Forget him. Move on.Stop holding on to something that’s long gone.

Gabriel held my hand in both of his and brushed his thumb over my ring finger. “How are you now?”

I stared at the half-eaten egg roll next to a plate of ropa vieja. As usual, Gabriel had ordered too much food. “I’m good. I’m doing really well. Art saved me. Or maybe I saved myself.”

I went to therapy. I took self-defense classes. And then I picked up the pieces and rebuilt my life. Without Gabriel.

After two years of travelling, living in foreign cities and chasing my dreams, I was stronger. Braver. More resilient.

But here we were again, holding hands across the table under the hum of fluorescent lights in a diner with an Enrique Iglesias song playing from the crackling speakers.

And just like that I was twenty-two years old again, sitting across from him at the Kiev, my heart and mind at war.

A love like that only comes around once in a lifetime.

If you’re lucky.

My eyes met his. He was still so beautiful to me. With his soulful eyes and messy hair and big, sloppy heart.

The clock rewound, and I was transported back to another time and place.

The giddy highs of first love and the thrill of finding your person in a sea of billions.

Late-night conversations in 24-hour diners about everything and nothing.

Lazy mornings in bed, exploring each other’s bodies and laughing for no good reason.

Running up the stairs at the end of each day, heart beating in my throat, a kaleidoscope of butterflies flapping their wings, running into his arms like it had been years instead of hours.

“We were good together, weren’t we?” he asked as if he could read my mind. As if he knew I was tripping down memory lane, replaying the highlight reel of forgotten dreams.

He bit the corner of his mouth, unsure, because he really had no idea, and even three and a half years later it still broke my heart that all his beautiful memories were gone.

“Yeah, we were good together,” I said, trying to speak past the lump in my throat. “We made each other better and we just…fit.”

“Let’s try this again.” Gabriel stood up from his seat then slid back into the booth and leaned his forearms on the table. “Hi, old friend. It’s good to see you again. Has it really been three years or only three minutes?”

“Hey, old friend.
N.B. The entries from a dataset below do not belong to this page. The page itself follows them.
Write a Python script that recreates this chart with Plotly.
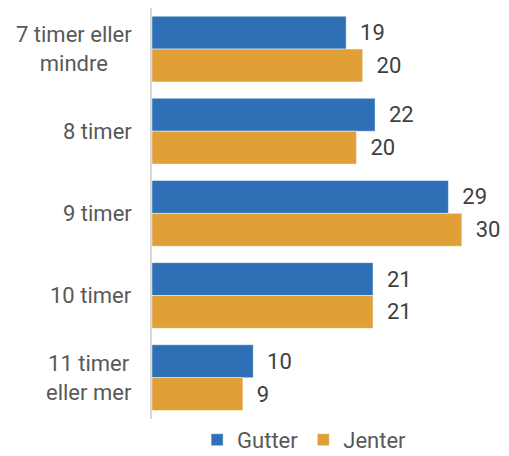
import plotly.graph_objects as go

categories = ["7 timer eller mindre", "8 timer", "9 timer", "10 timer", "11 timer eller mer"]
category_labels = ["7 timer eller<br>mindre", "8 timer", "9 timer", "10 timer", "11 timer<br>eller mer"]
gutter = [18.8, 21.6, 28.7, 21.4, 9.8]
jenter = [20.4, 19.8, 30.0, 21.4, 8.8]

BLUE = "#2E70B5"
ORANGE = "#E09F37"
FONT = "Roboto"
FS = 22

fig = go.Figure()
for name, vals, col in [("Gutter", gutter, BLUE), ("Jenter", jenter, ORANGE)]:
    fig.add_trace(go.Bar(
        name=name, y=categories, x=vals, orientation="h",
        marker=dict(color=col, line=dict(color="rgba(255,255,255,0.45)", width=1)),
        texttemplate="\u00a0\u00a0%{x:.0f}", textposition="outside",
        textfont=dict(family=FONT, size=FS, color="#404040"),
        cliponaxis=False, hoverinfo="skip",
    ))

for cat, lab in zip(categories, category_labels):
    fig.add_annotation(x=0, xref="paper", y=cat, yref="y", text=lab,
                       showarrow=False, xanchor="right", align="center",
                       xshift=-18, font=dict(family=FONT, size=FS, color="#595959"))

fig.update_layout(
    width=509, height=456,
    margin=dict(l=152, r=10, t=8, b=0, pad=0, autoexpand=False),
    plot_bgcolor="white", paper_bgcolor="white",
    barmode="group", bargap=0.2, bargroupgap=0,
    font=dict(family=FONT, size=FS, color="#595959"),
    showlegend=True,
    legend=dict(orientation="h", x=0.13, xanchor="left", y=-0.011, yanchor="bottom",
                font=dict(family=FONT, size=FS, color="#595959"),
                itemwidth=30, traceorder="normal", borderwidth=0),
)
fig.update_xaxes(range=[0, 33.6], showgrid=False, zeroline=False, showticklabels=False, showline=False)
fig.update_yaxes(autorange="reversed", domain=[37.3 / 448, 1], showgrid=False, zeroline=False,
                 showticklabels=False, showline=True, linecolor="#D9D9D9", linewidth=1.5, ticks="")

fig.write_html("out.html")
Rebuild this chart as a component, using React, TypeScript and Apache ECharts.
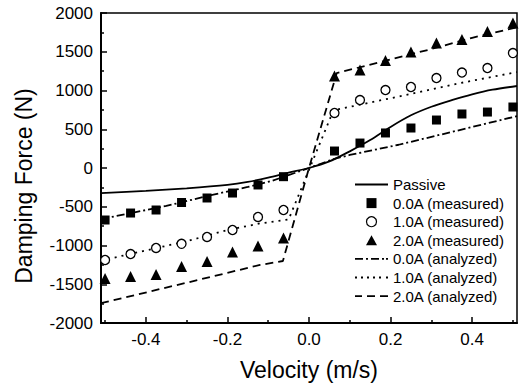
import React, { useEffect, useRef } from "react";
import * as echarts from "echarts";

// Measured velocities (m/s)
const velocities = [-0.5, -0.4375, -0.375, -0.3125, -0.25, -0.1875, -0.125, -0.0625, 0.0625, 0.125, 0.1875, 0.25, 0.3125, 0.375, 0.4375, 0.5];
const measured00 = [-671, -581, -542, -445, -387, -323, -219, -112, 219, 322, 452, 516, 619, 697, 722, 787];
const measured10 = [-1187, -1110, -1032, -978, -890, -800, -632, -542, 710, 877, 1006, 1045, 1161, 1232, 1290, 1483];
const measured20 = [-1425, -1400, -1373, -1270, -1205, -1084, -1006, -903, 1187, 1264, 1387, 1497, 1613, 1658, 1760, 1870];

// Passive curve
const passiveV = [-0.51, -0.4, -0.3, -0.2, -0.15, -0.1, -0.05, 0, 0.05, 0.1, 0.15, 0.2, 0.25, 0.3, 0.35, 0.4, 0.45, 0.51];
const passiveF = [-323, -295, -262, -218, -180, -125, -60, 0, 85, 215, 360, 530, 680, 790, 875, 950, 1010, 1058];

// Analyzed curves
const analyzed00V = [-0.51, -0.35, -0.24, -0.15, -0.09, 0, 0.06, 0.1, 0.22, 0.35, 0.51];
const analyzed00F = [-660, -490, -350, -245, -165, 0, 115, 168, 300, 465, 670];
const analyzed10V = [-0.51, -0.3, -0.2, -0.12, -0.05, 0.06, 0.2, 0.37, 0.51];
const analyzed10F = [-1195, -945, -800, -715, -665, 745, 900, 1095, 1238];
const analyzed20V = [-0.51, -0.3, -0.12, -0.064, 0, 0.068, 0.2, 0.3, 0.4, 0.51];
const analyzed20F = [-1745, -1480, -1251, -1200, 0, 1225, 1400, 1535, 1680, 1815];

const xMajorTicks = [-0.4, -0.2, 0, 0.2, 0.4];
const xMinorTicks = [-0.5, -0.3, -0.1, 0.1, 0.3, 0.5];

const zip = (xs: number[], ys: number[]) => xs.map((x, i) => [x, ys[i]]);

const FONT = "Liberation Sans, Arial, Helvetica, sans-serif";

const solidIcon = "path://M0,0h33v1.8h-33z";
const dashDotIcon = "path://M0,0h8v1.8h-8z M11,0h2v1.8h-2z M16,0h8v1.8h-8z M27,0h2v1.8h-2z M31,0h2v1.8h-2z";
const dotIcon = "path://M0,0h2v1.8h-2z M6,0h2v1.8h-2z M12,0h2v1.8h-2z M18,0h2v1.8h-2z M24,0h2v1.8h-2z M31,0h2v1.8h-2z";
const dashIcon = "path://M0,0h7v1.8h-7z M12,0h8v1.8h-8z M25,0h8v1.8h-8z";
const squareIcon = "path://M0,0h9v9h-9z";
const triangleIcon = "path://M5.5,0L11,10L0,10z";

export default function App() {
  const ref = useRef<HTMLDivElement>(null);
  useEffect(() => {
    if (!ref.current) return;
    const chart = echarts.init(ref.current, undefined, { renderer: "svg" });
    const axisLine = { show: true, onZero: false, lineStyle: { color: "#000", width: 2 } };
    chart.setOption({
      animation: false,
      backgroundColor: "#fff",
      textStyle: { fontFamily: FONT },
      grid: {
        left: 101,
        right: 3,
        top: 13,
        bottom: 64,
        show: true,
        borderColor: "#000",
        borderWidth: 1.5,
      },
      legend: {
        orient: "vertical",
        left: 355,
        top: 177,
        itemWidth: 33,
        itemHeight: 10,
        itemGap: 3.6,
        padding: 0,
        symbolKeepAspect: true,
        textStyle: { fontSize: 15, lineHeight: 15, color: "#000", fontFamily: FONT },
        data: [
          { name: "Passive", icon: solidIcon, itemStyle: { color: "#000", borderWidth: 0 } },
          { name: "0.0A (measured)", icon: squareIcon, itemStyle: { color: "#000", borderWidth: 0 } },
          { name: "1.0A (measured)", icon: "circle", itemStyle: { color: "#fff", borderColor: "#000", borderWidth: 1.2 } },
          { name: "2.0A (measured)", icon: triangleIcon, itemStyle: { color: "#000", borderWidth: 0 } },
          { name: "0.0A (analyzed)", icon: dashDotIcon, itemStyle: { color: "#000", borderWidth: 0 } },
          { name: "1.0A (analyzed)", icon: dotIcon, itemStyle: { color: "#000", borderWidth: 0 } },
          { name: "2.0A (analyzed)", icon: dashIcon, itemStyle: { color: "#000", borderWidth: 0 } },
        ],
      },
      xAxis: [
        {
          type: "value",
          min: -0.51,
          max: 0.51,
          position: "bottom",
          axisLine,
          splitLine: { show: false },
          axisTick: { show: true, inside: true, length: 6, customValues: xMajorTicks, lineStyle: { color: "#000", width: 1.5 } },
          axisLabel: {
            customValues: xMajorTicks,
            formatter: (v: number) => v.toFixed(1),
            fontSize: 17,
            color: "#000",
            margin: 8,
            fontFamily: FONT,
          },
          name: "Velocity (m/s)",
          nameLocation: "middle",
          nameGap: 35,
          nameTextStyle: { fontSize: 23, color: "#000", fontFamily: FONT },
        },
        {
          type: "value",
          min: -0.51,
          max: 0.51,
          position: "bottom",
          axisLine: { show: false, onZero: false },
          splitLine: { show: false },
          axisTick: { show: true, inside: true, length: 3, customValues: xMinorTicks, lineStyle: { color: "#000", width: 1.5 } },
          axisLabel: { show: false },
        },
      ],
      yAxis: {
        type: "value",
        min: -2000,
        max: 2000,
        interval: 500,
        axisLine,
        splitLine: { show: false },
        axisTick: { show: true, inside: true, length: 6, lineStyle: { color: "#000", width: 1.5 } },
        minorTick: { show: true, splitNumber: 2, length: 3, lineStyle: { color: "#000", width: 1.5 } },
        axisLabel: {
          fontSize: 17,
          color: "#000",
          margin: 8,
          fontFamily: FONT,
          formatter: (v: number) => String(v),
        },
        name: "Damping Force (N)",
        nameLocation: "middle",
        nameGap: 66,
        nameTextStyle: { fontSize: 23, color: "#000", fontFamily: FONT, padding: [0, 36, 0, 0] },
      },
      series: [
        {
          name: "Passive",
          type: "line",
          data: zip(passiveV, passiveF),
          smooth: 0.3,
          symbol: "none",
          lineStyle: { color: "#000", width: 1.8, type: "solid" },
          itemStyle: { color: "#000" },
          z: 3,
        },
        {
          name: "0.0A (measured)",
          type: "scatter",
          data: zip(velocities, measured00),
          symbol: "rect",
          symbolSize: 9,
          itemStyle: { color: "#000", opacity: 1 },
          z: 4,
        },
        {
          name: "1.0A (measured)",
          type: "scatter",
          data: zip(velocities, measured10),
          symbol: "circle",
          symbolSize: 9,
          itemStyle: { color: "#fff", borderColor: "#000", borderWidth: 1.3, opacity: 1 },
          z: 4,
        },
        {
          name: "2.0A (measured)",
          type: "scatter",
          data: zip(velocities, measured20),
          symbol: "triangle",
          symbolSize: 11,
          itemStyle: { color: "#000", opacity: 1 },
          z: 4,
        },
        {
          name: "0.0A (analyzed)",
          type: "line",
          data: zip(analyzed00V, analyzed00F),
          symbol: "none",
          lineStyle: { color: "#000", width: 1.8, type: [8, 3, 2, 3] },
          itemStyle: { color: "#000" },
          z: 3,
        },
        {
          name: "1.0A (analyzed)",
          type: "line",
          data: zip(analyzed10V, analyzed10F),
          symbol: "none",
          lineStyle: { color: "#000", width: 1.8, type: [2, 5] },
          itemStyle: { color: "#000" },
          z: 3,
        },
        {
          name: "2.0A (analyzed)",
          type: "line",
          data: zip(analyzed20V, analyzed20F),
          symbol: "none",
          lineStyle: { color: "#000", width: 1.8, type: [8, 5] },
          itemStyle: { color: "#000" },
          z: 3,
        },
      ],
    });
    return () => chart.dispose();
  }, []);
  return (
    <div
      ref={ref}
      style={{ position: "absolute", left: 0, top: 0, width: 520, height: 387 }}
    />
  );
}
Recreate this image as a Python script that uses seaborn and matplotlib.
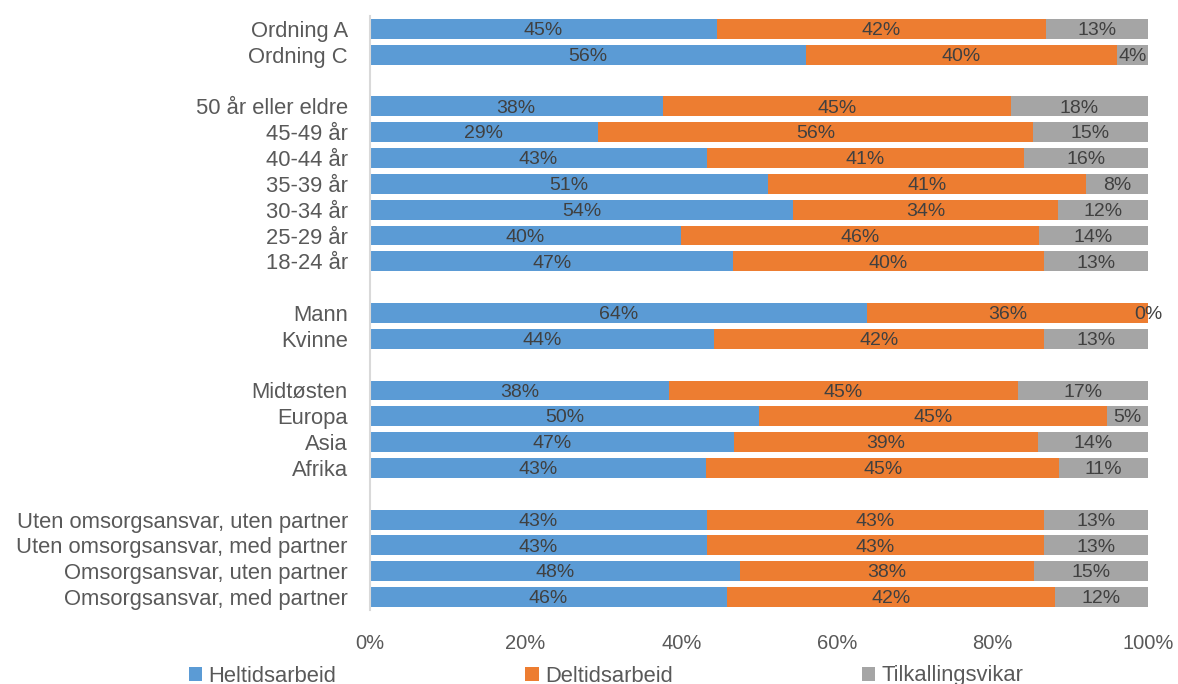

It’s been a while.”

He smiled.

I smiled too.

We picked up our forks and started eating, like we’d given ourselves permission to ease into a warm familiarity and just enjoy each other’s company. If only for a little while.

“So you live in Montauk now?” I only knew that because I had to ask Sean for his address.

“Yeah. I bought a beach shack, planted a wild meadow, and adopted a chocolate Lab with big, sad eyes.”

“Wow. You’re a dog owner now. That’s wild.” But I could picture him with a dog. Getting slobbery, puppy dog kisses. Lavishing all his time and attention on his adopted pet.

Gabriel had a whole new life I knew virtually nothing about.

It had been easier to move on with my life if I didn’t have to hear about him all the time, so I’d asked our mutual acquaintances not to mention his name.

After he left, I used to see him everywhere. Walking down the street carrying a guitar. Waiting in line at the coffee shop we used to frequent. Browsing the shelves at a used bookstore.